[Start of Data rows]
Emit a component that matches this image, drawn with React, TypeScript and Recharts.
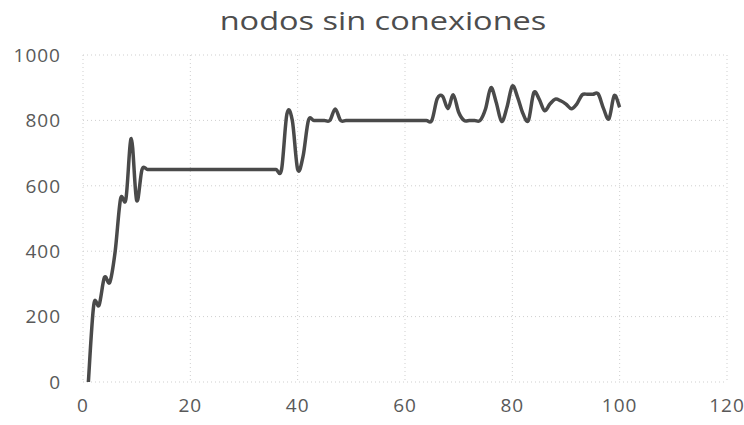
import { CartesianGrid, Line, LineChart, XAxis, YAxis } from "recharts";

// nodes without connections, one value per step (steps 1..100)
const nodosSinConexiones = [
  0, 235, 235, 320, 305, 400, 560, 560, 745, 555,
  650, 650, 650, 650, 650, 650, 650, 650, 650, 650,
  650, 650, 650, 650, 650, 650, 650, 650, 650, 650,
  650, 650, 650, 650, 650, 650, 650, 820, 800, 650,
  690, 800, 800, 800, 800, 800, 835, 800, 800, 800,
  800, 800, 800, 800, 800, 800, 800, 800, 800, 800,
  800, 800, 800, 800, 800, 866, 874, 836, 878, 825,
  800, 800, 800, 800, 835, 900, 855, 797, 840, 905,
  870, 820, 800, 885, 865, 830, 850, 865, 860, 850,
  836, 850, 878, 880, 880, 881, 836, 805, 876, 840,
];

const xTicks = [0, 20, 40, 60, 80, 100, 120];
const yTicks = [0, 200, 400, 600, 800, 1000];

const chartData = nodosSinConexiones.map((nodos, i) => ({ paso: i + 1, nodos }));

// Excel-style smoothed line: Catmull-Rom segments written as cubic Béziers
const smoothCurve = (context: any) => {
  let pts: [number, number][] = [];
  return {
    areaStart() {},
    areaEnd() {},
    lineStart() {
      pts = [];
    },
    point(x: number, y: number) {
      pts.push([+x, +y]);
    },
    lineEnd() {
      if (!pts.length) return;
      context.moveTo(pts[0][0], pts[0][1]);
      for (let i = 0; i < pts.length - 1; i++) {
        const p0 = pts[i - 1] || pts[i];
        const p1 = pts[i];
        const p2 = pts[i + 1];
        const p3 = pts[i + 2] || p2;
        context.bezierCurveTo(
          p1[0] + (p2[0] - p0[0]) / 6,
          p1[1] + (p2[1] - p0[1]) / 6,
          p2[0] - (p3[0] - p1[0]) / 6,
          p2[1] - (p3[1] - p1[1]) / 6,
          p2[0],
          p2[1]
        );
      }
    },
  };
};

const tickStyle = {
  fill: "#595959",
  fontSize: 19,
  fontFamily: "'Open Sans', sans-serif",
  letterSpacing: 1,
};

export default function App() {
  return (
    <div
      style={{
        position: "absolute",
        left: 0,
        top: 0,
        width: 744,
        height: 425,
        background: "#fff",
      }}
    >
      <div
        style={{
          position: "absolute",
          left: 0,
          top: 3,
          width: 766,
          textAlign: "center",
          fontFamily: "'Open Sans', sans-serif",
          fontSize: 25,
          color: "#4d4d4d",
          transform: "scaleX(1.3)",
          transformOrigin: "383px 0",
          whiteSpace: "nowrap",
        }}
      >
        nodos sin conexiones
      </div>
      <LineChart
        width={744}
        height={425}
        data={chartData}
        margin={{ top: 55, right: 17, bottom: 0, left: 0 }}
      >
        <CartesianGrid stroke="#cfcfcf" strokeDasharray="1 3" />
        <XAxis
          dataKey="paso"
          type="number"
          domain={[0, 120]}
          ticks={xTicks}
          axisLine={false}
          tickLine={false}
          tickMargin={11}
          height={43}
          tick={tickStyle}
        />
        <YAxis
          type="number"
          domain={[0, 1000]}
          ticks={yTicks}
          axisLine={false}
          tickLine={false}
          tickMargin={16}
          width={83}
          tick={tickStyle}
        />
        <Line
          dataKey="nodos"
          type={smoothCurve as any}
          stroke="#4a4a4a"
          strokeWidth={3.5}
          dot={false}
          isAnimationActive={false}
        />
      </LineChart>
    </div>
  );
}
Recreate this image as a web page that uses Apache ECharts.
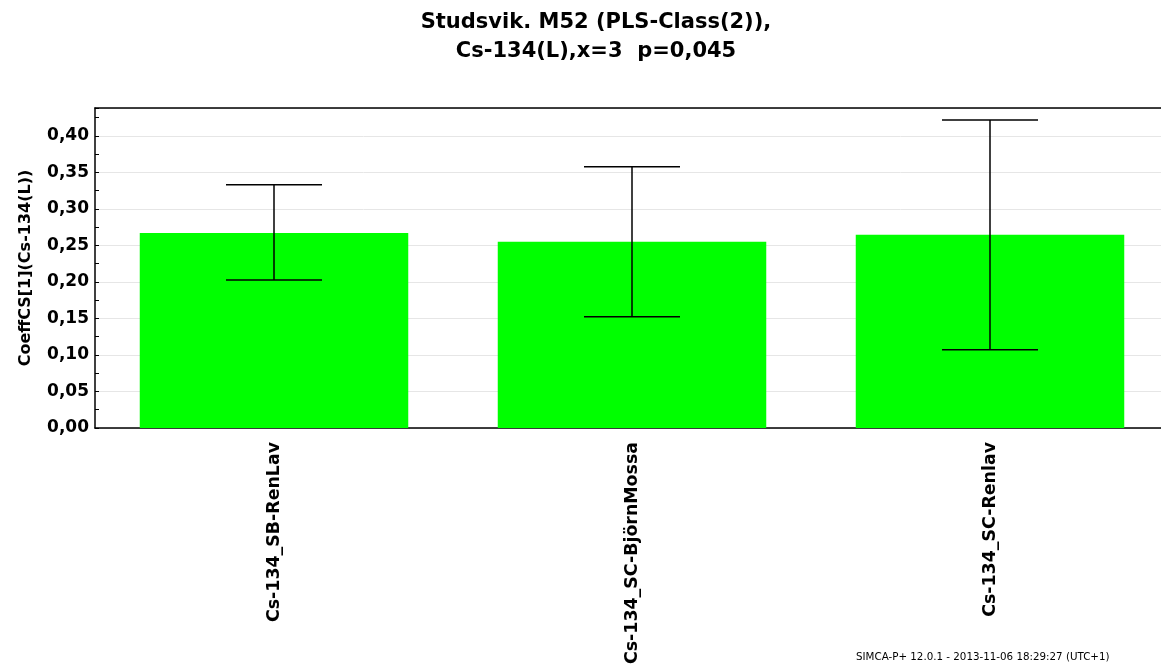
[End of Data rows]
→ **Objective**
Exact duplication of all the records is required; pictures are omitted from the copy.

→ **The answer**
Emit a component that matches this image, drawn with React, TypeScript and Recharts.
import { CartesianGrid, Line, LineChart, XAxis, YAxis } from "recharts";

// nodes without connections, one value per step (steps 1..100)
const nodosSinConexiones = [
  0, 235, 235, 320, 305, 400, 560, 560, 745, 555,
  650, 650, 650, 650, 650, 650, 650, 650, 650, 650,
  650, 650, 650, 650, 650, 650, 650, 650, 650, 650,
  650, 650, 650, 650, 650, 650, 650, 820, 800, 650,
  690, 800, 800, 800, 800, 800, 835, 800, 800, 800,
  800, 800, 800, 800, 800, 800, 800, 800, 800, 800,
  800, 800, 800, 800, 800, 866, 874, 836, 878, 825,
  800, 800, 800, 800, 835, 900, 855, 797, 840, 905,
  870, 820, 800, 885, 865, 830, 850, 865, 860, 850,
  836, 850, 878, 880, 880, 881, 836, 805, 876, 840,
];

const xTicks = [0, 20, 40, 60, 80, 100, 120];
const yTicks = [0, 200, 400, 600, 800, 1000];

const chartData = nodosSinConexiones.map((nodos, i) => ({ paso: i + 1, nodos }));

// Excel-style smoothed line: Catmull-Rom segments written as cubic Béziers
const smoothCurve = (context: any) => {
  let pts: [number, number][] = [];
  return {
    areaStart() {},
    areaEnd() {},
    lineStart() {
      pts = [];
    },
    point(x: number, y: number) {
      pts.push([+x, +y]);
    },
    lineEnd() {
      if (!pts.length) return;
      context.moveTo(pts[0][0], pts[0][1]);
      for (let i = 0; i < pts.length - 1; i++) {
        const p0 = pts[i - 1] || pts[i];
        const p1 = pts[i];
        const p2 = pts[i + 1];
        const p3 = pts[i + 2] || p2;
        context.bezierCurveTo(
          p1[0] + (p2[0] - p0[0]) / 6,
          p1[1] + (p2[1] - p0[1]) / 6,
          p2[0] - (p3[0] - p1[0]) / 6,
          p2[1] - (p3[1] - p1[1]) / 6,
          p2[0],
          p2[1]
        );
      }
    },
  };
};

const tickStyle = {
  fill: "#595959",
  fontSize: 19,
  fontFamily: "'Open Sans', sans-serif",
  letterSpacing: 1,
};

export default function App() {
  return (
    <div
      style={{
        position: "absolute",
        left: 0,
        top: 0,
        width: 744,
        height: 425,
        background: "#fff",
      }}
    >
      <div
        style={{
          position: "absolute",
          left: 0,
          top: 3,
          width: 766,
          textAlign: "center",
          fontFamily: "'Open Sans', sans-serif",
          fontSize: 25,
          color: "#4d4d4d",
          transform: "scaleX(1.3)",
          transformOrigin: "383px 0",
          whiteSpace: "nowrap",
        }}
      >
        nodos sin conexiones
      </div>
      <LineChart
        width={744}
        height={425}
        data={chartData}
        margin={{ top: 55, right: 17, bottom: 0, left: 0 }}
      >
        <CartesianGrid stroke="#cfcfcf" strokeDasharray="1 3" />
        <XAxis
          dataKey="paso"
          type="number"
          domain={[0, 120]}
          ticks={xTicks}
          axisLine={false}
          tickLine={false}
          tickMargin={11}
          height={43}
          tick={tickStyle}
        />
        <YAxis
          type="number"
          domain={[0, 1000]}
          ticks={yTicks}
          axisLine={false}
          tickLine={false}
          tickMargin={16}
          width={83}
          tick={tickStyle}
        />
        <Line
          dataKey="nodos"
          type={smoothCurve as any}
          stroke="#4a4a4a"
          strokeWidth={3.5}
          dot={false}
          isAnimationActive={false}
        />
      </LineChart>
    </div>
  );
}
Recreate this image as a web page that uses Apache ECharts.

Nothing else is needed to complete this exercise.